On our honeymoon Josh and I saw a family of black swans swimming in a moat. I have pictures, but I don’t feel like scanning them. I was surprised. They were U-G-L-Y (and they ain’t got no alibi) but distinctive. And that is my personal anecdote for the day.
Much Depends on Dinner: The Extraordinary History and Mythology, Allure and Obsessions, Perils and Taboos of an Ordinary Meal
is a lot like The Omnivore’s Dilemma, as Lisa O remarked in the comments. Despite being similar in structure, Visser’s book covers some different foods, so I didn’t feel as though I had read all of it before. I learned a great deal about salt, butter, rice, lettuce, olive oil, lemons, and ice cream. I know, I know, you’re thinking, “Hoo boy, I can hardly wait to learn about SALT” but really, it’s fascinating to find out the history of foods and how people’s tastes changed over time. For example, did you know that “chili con carne” was a popular flavor of ice cream back in the day? Back in WHAT day? Well, you’ll have to read the book to find out. Ha ha! Now I’ve got you where I want you!

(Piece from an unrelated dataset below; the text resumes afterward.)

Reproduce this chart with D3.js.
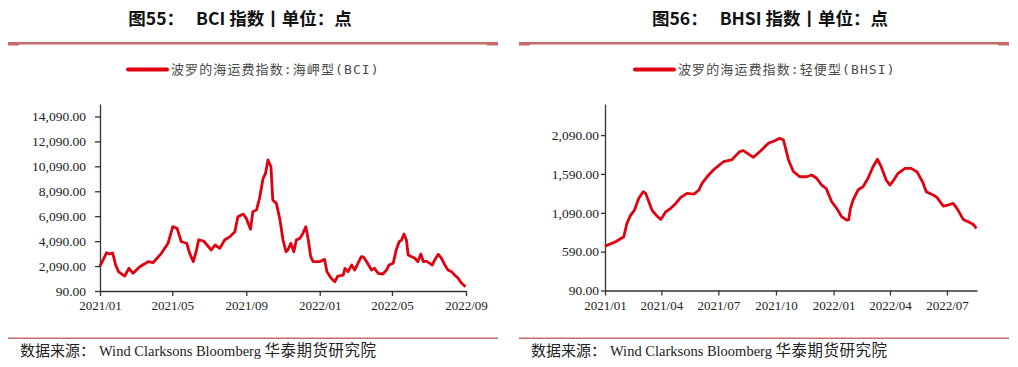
<!DOCTYPE html>
<html>
<head>
<meta charset="utf-8">
<script src="https://d3js.org/d3.v7.min.js"></script>
<style>
	body { margin: 0; background: #fff; }
	svg { display: block; }
</style>
</head>
<body>
<svg id="chart" width="1018" height="367"></svg>
<script>
	// BCI (capesize) index
	var bciDates = ["2021-01-01","2021-01-12","2021-01-17","2021-01-22","2021-01-27","2021-02-01","2021-02-11","2021-02-18","2021-02-25","2021-03-08","2021-03-22","2021-03-30","2021-04-13","2021-04-24","2021-05-02","2021-05-09","2021-05-16","2021-05-25","2021-05-30","2021-06-05","2021-06-10","2021-06-14","2021-06-22","2021-07-05","2021-07-11","2021-07-19","2021-07-27","2021-08-05","2021-08-13","2021-08-18","2021-08-27","2021-09-01","2021-09-08","2021-09-12","2021-09-18","2021-09-23","2021-09-29","2021-10-03","2021-10-07","2021-10-12","2021-10-15","2021-10-21","2021-10-27","2021-11-01","2021-11-06","2021-11-09","2021-11-14","2021-11-19","2021-11-23","2021-11-29","2021-12-04","2021-12-09","2021-12-13","2021-12-17","2021-12-21","2022-01-01","2022-01-09","2022-01-13","2022-01-20","2022-01-26","2022-01-31","2022-02-09","2022-02-12","2022-02-17","2022-02-23","2022-02-28","2022-03-11","2022-03-15","2022-03-20","2022-03-28","2022-04-02","2022-04-08","2022-04-16","2022-04-22","2022-04-26","2022-05-03","2022-05-08","2022-05-13","2022-05-17","2022-05-21","2022-05-25","2022-05-28","2022-06-02","2022-06-08","2022-06-13","2022-06-18","2022-06-22","2022-06-27","2022-07-03","2022-07-07","2022-07-11","2022-07-17","2022-07-22","2022-07-28","2022-08-02","2022-08-08","2022-08-13","2022-08-19","2022-08-24","2022-08-28","2022-08-31"]
	var bciValues = [2090,3160,3060,3140,2180,1620,1290,1910,1510,2040,2440,2360,3110,3920,5250,5120,4040,3920,3110,2450,3300,4200,4100,3380,3780,3510,4180,4450,4850,6050,6260,5920,5040,6470,6590,7530,9130,9530,10600,10060,7390,7120,5780,4180,3240,3380,3920,3240,4180,4310,4710,5250,4180,2850,2440,2440,2630,1640,1110,830,1290,1370,1910,1640,2170,1770,2850,2800,2440,1770,1910,1510,1450,1770,2170,2310,3380,4040,4180,4660,4180,2980,2850,2720,2440,3060,2440,2490,2310,2170,2580,3030,2720,2170,1770,1640,1370,1110,750,570,430]

	// BHSI (handysize) index
	var bhsiDates = ["2021-01-01","2021-01-18","2021-01-31","2021-02-05","2021-02-11","2021-02-17","2021-02-24","2021-03-03","2021-03-07","2021-03-12","2021-03-17","2021-03-25","2021-03-31","2021-04-03","2021-04-08","2021-04-16","2021-04-24","2021-05-02","2021-05-12","2021-05-23","2021-05-31","2021-06-05","2021-06-13","2021-06-23","2021-07-09","2021-07-22","2021-08-04","2021-08-10","2021-08-26","2021-09-08","2021-09-19","2021-09-29","2021-10-07","2021-10-13","2021-10-21","2021-10-29","2021-11-08","2021-11-19","2021-11-27","2021-12-05","2021-12-13","2021-12-20","2021-12-29","2022-01-06","2022-01-14","2022-01-22","2022-01-25","2022-01-28","2022-02-01","2022-02-09","2022-02-17","2022-02-25","2022-03-05","2022-03-12","2022-03-18","2022-03-26","2022-04-01","2022-04-07","2022-04-14","2022-04-25","2022-05-05","2022-05-14","2022-05-23","2022-05-29","2022-06-09","2022-06-15","2022-06-25","2022-07-03","2022-07-11","2022-07-18","2022-07-27","2022-08-04","2022-08-12","2022-08-17"]
	var bhsiValues = [661,717,781,954,1061,1125,1276,1361,1340,1232,1125,1048,1005,1039,1103,1147,1211,1289,1340,1331,1383,1469,1554,1641,1747,1770,1877,1890,1804,1898,1985,2018,2049,2027,1770,1619,1554,1554,1576,1534,1447,1405,1232,1147,1039,996,1000,1147,1254,1383,1426,1534,1683,1779,1683,1512,1447,1512,1598,1662,1662,1619,1490,1361,1318,1289,1177,1190,1211,1134,1005,974,941,889]

	var bciTicks = [90, 2090, 4090, 6090, 8090, 10090, 12090, 14090]
	var bhsiTicks = [90, 590, 1090, 1590, 2090]

	var lineColor = "#e1000f"
	var ruleColor = "#c96b6b"
	var axisColor = "#333"
	var serif = "'Liberation Serif', 'Times New Roman', serif"
	var cjk = "'Noto Sans CJK SC', sans-serif"

	var parse = d3.timeParse("%Y-%m-%d")
	var svg = d3.select("#chart")

	var panels = [
		{
			num: "图55：", name: "BCI 指数丨单位：点", titleX: 240,
			ruleX1: 8, ruleX2: 498,
			legend: "波罗的海运费指数:海岬型(BCI)", legendX: 128,
			dates: bciDates, values: bciValues, ticks: bciTicks,
			start: "2021-01-01", end: "2022-09-01", every: 4,
			yMax: 15090, left: 100, right: 466, top: 104, bottom: 291,
			tickLen: 5, labelPad: 9, sourceX: 20
		},
		{
			num: "图56：", name: "BHSI 指数丨单位：点", titleX: 770,
			ruleX1: 519, ruleX2: 1009,
			legend: "波罗的海运费指数:轻便型(BHSI)", legendX: 635,
			dates: bhsiDates, values: bhsiValues, ticks: bhsiTicks,
			start: "2021-01-01", end: "2022-08-18", every: 3,
			yMax: 2490, left: 605, right: 977, top: 104, bottom: 290.5,
			tickLen: 4, labelPad: 2, sourceX: 531
		}
	]

	function drawPanel(p) {
		var g = svg.append("g")

		// title
		var title = g.append("text")
			.attr("x", p.titleX)
			.attr("y", 24.5)
			.attr("text-anchor", "middle")
			.attr("font-family", cjk)
			.attr("font-weight", "bold")
			.attr("font-size", 17.5)
			.attr("fill", "#111")
		title.append("tspan").text(p.num)
		title.append("tspan").attr("dx", 12).text(p.name)

		// top rule with small end tabs
		g.append("rect").attr("x", p.ruleX1).attr("y", 42).attr("width", p.ruleX2 - p.ruleX1).attr("height", 2.5).attr("fill", ruleColor)
		g.append("rect").attr("x", p.ruleX1).attr("y", 42).attr("width", 11).attr("height", 3.5).attr("fill", ruleColor)
		g.append("rect").attr("x", p.ruleX2 - 11).attr("y", 42).attr("width", 11).attr("height", 3.5).attr("fill", ruleColor)

		// legend
		g.append("line")
			.attr("x1", p.legendX).attr("x2", p.legendX + 39)
			.attr("y1", 69.5).attr("y2", 69.5)
			.attr("stroke", lineColor).attr("stroke-width", 4).attr("stroke-linecap", "round")
		g.append("text")
			.attr("x", p.legendX + 43)
			.attr("y", 74)
			.attr("font-family", "'DejaVu Sans Mono', " + cjk)
			.attr("font-size", 13)
			.attr("letter-spacing", 1.1)
			.attr("fill", "#4a4a4a")
			.text(p.legend)

		var x = d3.scaleTime()
			.domain([parse(p.start), parse(p.end)])
			.range([p.left, p.right])
		var y = d3.scaleLinear()
			.domain([90, p.yMax])
			.range([p.bottom, p.top])

		var xAxis = g.append("g")
			.attr("transform", "translate(0," + p.bottom + ")")
			.call(d3.axisBottom(x)
				.ticks(d3.timeMonth.every(p.every))
				.tickFormat(d3.timeFormat("%Y/%m"))
				.tickSizeInner(5)
				.tickSizeOuter(0)
				.tickPadding(5))
		var yAxis = g.append("g")
			.attr("transform", "translate(" + p.left + ",0)")
			.call(d3.axisLeft(y)
				.tickValues(p.ticks)
				.tickFormat(d3.format(",.2f"))
				.tickSizeInner(p.tickLen)
				.tickSizeOuter(0)
				.tickPadding(p.labelPad))

		;[xAxis, yAxis].forEach(a => {
			a.select(".domain").attr("stroke", axisColor).attr("stroke-width", 1.3)
			a.selectAll(".tick line").attr("stroke", axisColor).attr("stroke-width", 1.3)
			a.selectAll(".tick text")
				.attr("font-family", serif)
				.attr("font-size", 13)
				.attr("fill", "#222")
		})
		yAxis.selectAll(".tick text").attr("font-size", 13.5)

		// series
		var points = p.dates.map((d, i) => ({ date: parse(d), value: p.values[i] }))
		g.append("path")
			.datum(points)
			.attr("fill", "none")
			.attr("stroke", lineColor)
			.attr("stroke-width", 2.8)
			.attr("stroke-linejoin", "round")
			.attr("d", d3.line().x(d => x(d.date)).y(d => y(d.value)))

		// bottom rule and source
		g.append("rect").attr("x", p.ruleX1).attr("y", 337.5).attr("width", p.ruleX2 - p.ruleX1).attr("height", 1.5).attr("fill", ruleColor)
		var src = g.append("text")
			.attr("x", p.sourceX)
			.attr("y", 355.5)
			.attr("fill", "#222")
		src.append("tspan").attr("font-family", cjk).attr("font-size", 15).text("数据来源：")
		src.append("tspan").attr("font-family", serif).attr("font-size", 14.5).attr("dx", 4).text("Wind Clarksons Bloomberg ")
		src.append("tspan").attr("font-family", cjk).attr("font-size", 15.5).attr("letter-spacing", 0.5).text("华泰期货研究院")
	}

	panels.forEach(drawPanel)
</script>
</body>
</html>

This is my favorite quote from the book, in which one Sydney Smith from the early nineteenth century waxes rhapsodic about salad:
Oh, green and glorious! Oh, herbaceous treat!
‘Twould tempt the dying anchorite to eat;
Back to the world he’d turn his fleeting soul,
And plunge his fingers in the salad-bowl!
Serenely full, the epicure would say,
“Fate cannot harm me, I have dined today.”